→ SET TASK:
Take the lines from the head of the listing through the one bearing "0.0120, 0.0130, 0.0152, 0.0158]" and copy them exactly, leaving every picture out.

→ DATA:
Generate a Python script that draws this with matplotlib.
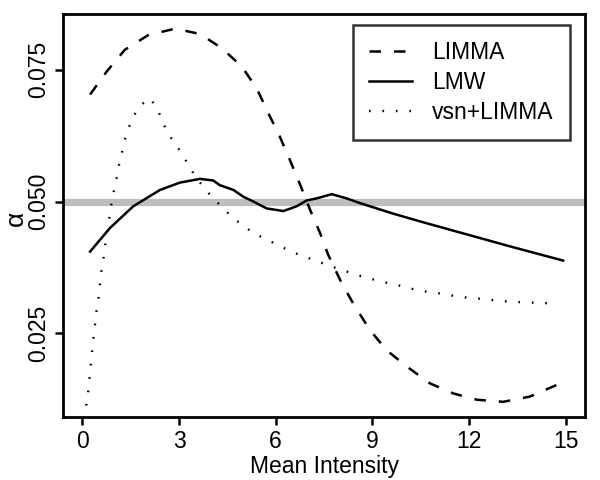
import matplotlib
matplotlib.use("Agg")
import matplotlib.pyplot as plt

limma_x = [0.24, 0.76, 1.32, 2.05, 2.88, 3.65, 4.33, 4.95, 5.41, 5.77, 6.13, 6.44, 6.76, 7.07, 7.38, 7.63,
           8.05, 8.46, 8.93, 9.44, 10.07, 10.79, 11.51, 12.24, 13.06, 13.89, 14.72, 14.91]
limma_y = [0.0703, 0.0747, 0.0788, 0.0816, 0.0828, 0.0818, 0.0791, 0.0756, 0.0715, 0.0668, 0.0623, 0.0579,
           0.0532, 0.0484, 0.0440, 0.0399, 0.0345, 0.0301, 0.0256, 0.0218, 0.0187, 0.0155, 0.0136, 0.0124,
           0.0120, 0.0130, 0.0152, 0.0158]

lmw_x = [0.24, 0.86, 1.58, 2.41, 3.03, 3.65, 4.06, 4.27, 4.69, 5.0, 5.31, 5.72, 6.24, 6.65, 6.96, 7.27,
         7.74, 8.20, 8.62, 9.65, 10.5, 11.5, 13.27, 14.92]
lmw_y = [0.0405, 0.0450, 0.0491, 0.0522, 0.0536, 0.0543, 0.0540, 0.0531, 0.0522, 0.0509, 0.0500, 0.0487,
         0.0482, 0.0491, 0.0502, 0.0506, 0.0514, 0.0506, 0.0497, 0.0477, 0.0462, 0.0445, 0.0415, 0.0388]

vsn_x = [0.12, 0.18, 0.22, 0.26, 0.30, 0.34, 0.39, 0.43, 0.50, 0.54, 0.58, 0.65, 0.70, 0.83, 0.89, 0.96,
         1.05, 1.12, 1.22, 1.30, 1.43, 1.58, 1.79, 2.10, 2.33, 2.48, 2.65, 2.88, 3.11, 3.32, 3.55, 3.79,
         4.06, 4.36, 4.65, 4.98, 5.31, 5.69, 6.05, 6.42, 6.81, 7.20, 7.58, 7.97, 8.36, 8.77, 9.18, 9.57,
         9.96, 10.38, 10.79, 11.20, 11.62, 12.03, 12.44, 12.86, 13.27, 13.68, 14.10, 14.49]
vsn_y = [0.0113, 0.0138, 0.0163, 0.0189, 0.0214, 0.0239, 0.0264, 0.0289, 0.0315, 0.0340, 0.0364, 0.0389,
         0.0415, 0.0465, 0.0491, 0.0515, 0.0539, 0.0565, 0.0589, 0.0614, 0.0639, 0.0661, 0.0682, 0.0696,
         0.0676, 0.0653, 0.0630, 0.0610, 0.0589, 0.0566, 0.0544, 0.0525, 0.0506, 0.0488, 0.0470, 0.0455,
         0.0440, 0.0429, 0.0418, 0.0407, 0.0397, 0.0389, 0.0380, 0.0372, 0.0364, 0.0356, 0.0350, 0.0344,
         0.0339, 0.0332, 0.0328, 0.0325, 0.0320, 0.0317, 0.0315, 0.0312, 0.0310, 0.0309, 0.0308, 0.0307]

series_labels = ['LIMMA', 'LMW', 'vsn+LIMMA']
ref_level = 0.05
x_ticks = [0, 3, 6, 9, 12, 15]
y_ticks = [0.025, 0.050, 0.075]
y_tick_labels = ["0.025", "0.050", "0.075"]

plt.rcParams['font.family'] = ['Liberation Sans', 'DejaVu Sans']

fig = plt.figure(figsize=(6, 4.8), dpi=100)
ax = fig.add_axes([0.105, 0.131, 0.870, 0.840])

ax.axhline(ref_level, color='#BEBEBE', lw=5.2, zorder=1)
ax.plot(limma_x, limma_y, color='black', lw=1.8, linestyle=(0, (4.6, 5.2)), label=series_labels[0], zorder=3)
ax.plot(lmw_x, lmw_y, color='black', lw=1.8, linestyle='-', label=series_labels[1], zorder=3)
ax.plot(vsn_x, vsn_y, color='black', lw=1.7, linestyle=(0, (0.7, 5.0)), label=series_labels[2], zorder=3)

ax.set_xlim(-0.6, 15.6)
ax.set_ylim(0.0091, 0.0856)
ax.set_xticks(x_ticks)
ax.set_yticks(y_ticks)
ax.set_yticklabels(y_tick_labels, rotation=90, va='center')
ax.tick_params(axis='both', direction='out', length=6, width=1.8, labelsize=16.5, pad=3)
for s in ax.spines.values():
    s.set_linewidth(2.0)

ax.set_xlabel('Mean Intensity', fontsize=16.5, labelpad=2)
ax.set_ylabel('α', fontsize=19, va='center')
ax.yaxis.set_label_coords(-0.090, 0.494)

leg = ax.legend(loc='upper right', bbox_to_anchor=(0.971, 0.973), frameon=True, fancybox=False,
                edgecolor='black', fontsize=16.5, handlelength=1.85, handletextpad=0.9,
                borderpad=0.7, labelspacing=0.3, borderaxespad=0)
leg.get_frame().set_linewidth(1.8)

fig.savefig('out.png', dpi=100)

→ WRITTEN SOLUTION:
Generate a Python script that draws this with matplotlib.
import matplotlib
matplotlib.use("Agg")
import matplotlib.pyplot as plt

limma_x = [0.24, 0.76, 1.32, 2.05, 2.88, 3.65, 4.33, 4.95, 5.41, 5.77, 6.13, 6.44, 6.76, 7.07, 7.38, 7.63,
           8.05, 8.46, 8.93, 9.44, 10.07, 10.79, 11.51, 12.24, 13.06, 13.89, 14.72, 14.91]
limma_y = [0.0703, 0.0747, 0.0788, 0.0816, 0.0828, 0.0818, 0.0791, 0.0756, 0.0715, 0.0668, 0.0623, 0.0579,
           0.0532, 0.0484, 0.0440, 0.0399, 0.0345, 0.0301, 0.0256, 0.0218, 0.0187, 0.0155, 0.0136, 0.0124,
           0.0120, 0.0130, 0.0152, 0.0158]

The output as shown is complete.